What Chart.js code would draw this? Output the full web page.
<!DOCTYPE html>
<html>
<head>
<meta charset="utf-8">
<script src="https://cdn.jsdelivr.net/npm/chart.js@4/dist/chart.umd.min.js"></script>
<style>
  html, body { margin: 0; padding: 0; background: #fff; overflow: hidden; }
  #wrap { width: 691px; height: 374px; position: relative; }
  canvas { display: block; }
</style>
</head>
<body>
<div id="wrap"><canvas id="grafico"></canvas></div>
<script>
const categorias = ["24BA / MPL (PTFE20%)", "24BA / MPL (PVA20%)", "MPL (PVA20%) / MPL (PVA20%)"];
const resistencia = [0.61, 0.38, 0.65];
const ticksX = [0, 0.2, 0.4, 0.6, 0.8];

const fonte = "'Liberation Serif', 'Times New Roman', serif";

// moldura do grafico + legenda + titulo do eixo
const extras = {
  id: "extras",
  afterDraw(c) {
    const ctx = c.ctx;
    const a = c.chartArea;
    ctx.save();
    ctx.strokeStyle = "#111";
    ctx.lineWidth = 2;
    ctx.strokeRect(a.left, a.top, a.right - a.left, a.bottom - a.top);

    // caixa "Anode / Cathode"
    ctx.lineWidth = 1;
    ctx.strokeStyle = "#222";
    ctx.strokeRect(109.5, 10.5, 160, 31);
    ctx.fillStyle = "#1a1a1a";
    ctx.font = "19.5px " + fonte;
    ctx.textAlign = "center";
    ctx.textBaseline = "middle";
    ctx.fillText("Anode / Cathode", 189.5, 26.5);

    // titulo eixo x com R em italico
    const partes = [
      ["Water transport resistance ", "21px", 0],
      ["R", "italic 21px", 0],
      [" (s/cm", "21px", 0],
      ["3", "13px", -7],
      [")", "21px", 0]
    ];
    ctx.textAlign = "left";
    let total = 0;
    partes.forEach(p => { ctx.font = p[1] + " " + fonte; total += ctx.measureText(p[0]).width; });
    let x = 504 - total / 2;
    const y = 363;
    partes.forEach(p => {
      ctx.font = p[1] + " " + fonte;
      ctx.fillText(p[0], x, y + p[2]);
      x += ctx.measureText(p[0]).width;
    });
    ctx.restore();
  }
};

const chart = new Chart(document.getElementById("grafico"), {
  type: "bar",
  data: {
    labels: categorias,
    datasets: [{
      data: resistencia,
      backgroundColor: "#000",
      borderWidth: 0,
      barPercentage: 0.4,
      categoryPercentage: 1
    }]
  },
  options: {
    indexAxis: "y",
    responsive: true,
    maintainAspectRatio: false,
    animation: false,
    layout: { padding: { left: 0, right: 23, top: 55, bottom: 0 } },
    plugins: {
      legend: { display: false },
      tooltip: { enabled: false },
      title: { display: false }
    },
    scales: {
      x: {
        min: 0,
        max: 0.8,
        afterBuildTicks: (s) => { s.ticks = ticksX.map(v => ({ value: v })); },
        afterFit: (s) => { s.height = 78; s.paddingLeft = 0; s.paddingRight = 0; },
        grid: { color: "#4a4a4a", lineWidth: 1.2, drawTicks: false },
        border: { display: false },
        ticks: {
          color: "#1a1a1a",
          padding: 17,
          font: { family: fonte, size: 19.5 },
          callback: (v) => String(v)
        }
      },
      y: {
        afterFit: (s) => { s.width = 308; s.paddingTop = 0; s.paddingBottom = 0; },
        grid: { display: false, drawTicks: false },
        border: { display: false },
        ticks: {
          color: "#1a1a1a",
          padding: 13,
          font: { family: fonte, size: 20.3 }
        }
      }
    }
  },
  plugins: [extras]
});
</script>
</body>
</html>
= = = = = = =
TASK GOAL: Write out the full listing exactly as given.

WRITTEN SOLUTION:
What Chart.js code would draw this? Output the full web page.
<!DOCTYPE html>
<html>
<head>
<meta charset="utf-8">
<script src="https://cdn.jsdelivr.net/npm/chart.js@4/dist/chart.umd.min.js"></script>
<style>
  html, body { margin: 0; padding: 0; background: #fff; overflow: hidden; }
  #wrap { width: 691px; height: 374px; position: relative; }
  canvas { display: block; }
</style>
</head>
<body>
<div id="wrap"><canvas id="grafico"></canvas></div>
<script>
const categorias = ["24BA / MPL (PTFE20%)", "24BA / MPL (PVA20%)", "MPL (PVA20%) / MPL (PVA20%)"];
const resistencia = [0.61, 0.38, 0.65];
const ticksX = [0, 0.2, 0.4, 0.6, 0.8];

const fonte = "'Liberation Serif', 'Times New Roman', serif";

// moldura do grafico + legenda + titulo do eixo
const extras = {
  id: "extras",
  afterDraw(c) {
    const ctx = c.ctx;
    const a = c.chartArea;
    ctx.save();
    ctx.strokeStyle = "#111";
    ctx.lineWidth = 2;
    ctx.strokeRect(a.left, a.top, a.right - a.left, a.bottom - a.top);

    // caixa "Anode / Cathode"
    ctx.lineWidth = 1;
    ctx.strokeStyle = "#222";
    ctx.strokeRect(109.5, 10.5, 160, 31);
    ctx.fillStyle = "#1a1a1a";
    ctx.font = "19.5px " + fonte;
    ctx.textAlign = "center";
    ctx.textBaseline = "middle";
    ctx.fillText("Anode / Cathode", 189.5, 26.5);

    // titulo eixo x com R em italico
    const partes = [
      ["Water transport resistance ", "21px", 0],
      ["R", "italic 21px", 0],
      [" (s/cm", "21px", 0],
      ["3", "13px", -7],
      [")", "21px", 0]
    ];
    ctx.textAlign = "left";
    let total = 0;
    partes.forEach(p => { ctx.font = p[1] + " " + fonte; total += ctx.measureText(p[0]).width; });
    let x = 504 - total / 2;
    const y = 363;
    partes.forEach(p => {
      ctx.font = p[1] + " " + fonte;
      ctx.fillText(p[0], x, y + p[2]);
      x += ctx.measureText(p[0]).width;
    });
    ctx.restore();
  }
};

const chart = new Chart(document.getElementById("grafico"), {
  type: "bar",
  data: {
    labels: categorias,
    datasets: [{
      data: resistencia,
      backgroundColor: "#000",
      borderWidth: 0,
      barPercentage: 0.4,
      categoryPercentage: 1
    }]
  },
  options: {
    indexAxis: "y",
    responsive: true,
    maintainAspectRatio: false,
    animation: false,
    layout: { padding: { left: 0, right: 23, top: 55, bottom: 0 } },
    plugins: {
      legend: { display: false },
      tooltip: { enabled: false },
      title: { display: false }
    },
    scales: {
      x: {
        min: 0,
        max: 0.8,
        afterBuildTicks: (s) => { s.ticks = ticksX.map(v => ({ value: v })); },
        afterFit: (s) => { s.height = 78; s.paddingLeft = 0; s.paddingRight = 0; },
        grid: { color: "#4a4a4a", lineWidth: 1.2, drawTicks: false },
        border: { display: false },
        ticks: {
          color: "#1a1a1a",
          padding: 17,
          font: { family: fonte, size: 19.5 },
          callback: (v) => String(v)
        }
      },
      y: {
        afterFit: (s) => { s.width = 308; s.paddingTop = 0; s.paddingBottom = 0; },
        grid: { display: false, drawTicks: false },
        border: { display: false },
        ticks: {
          color: "#1a1a1a",
          padding: 13,
          font: { family: fonte, size: 20.3 }
        }
      }
    }
  },
  plugins: [extras]
});
</script>
</body>
</html>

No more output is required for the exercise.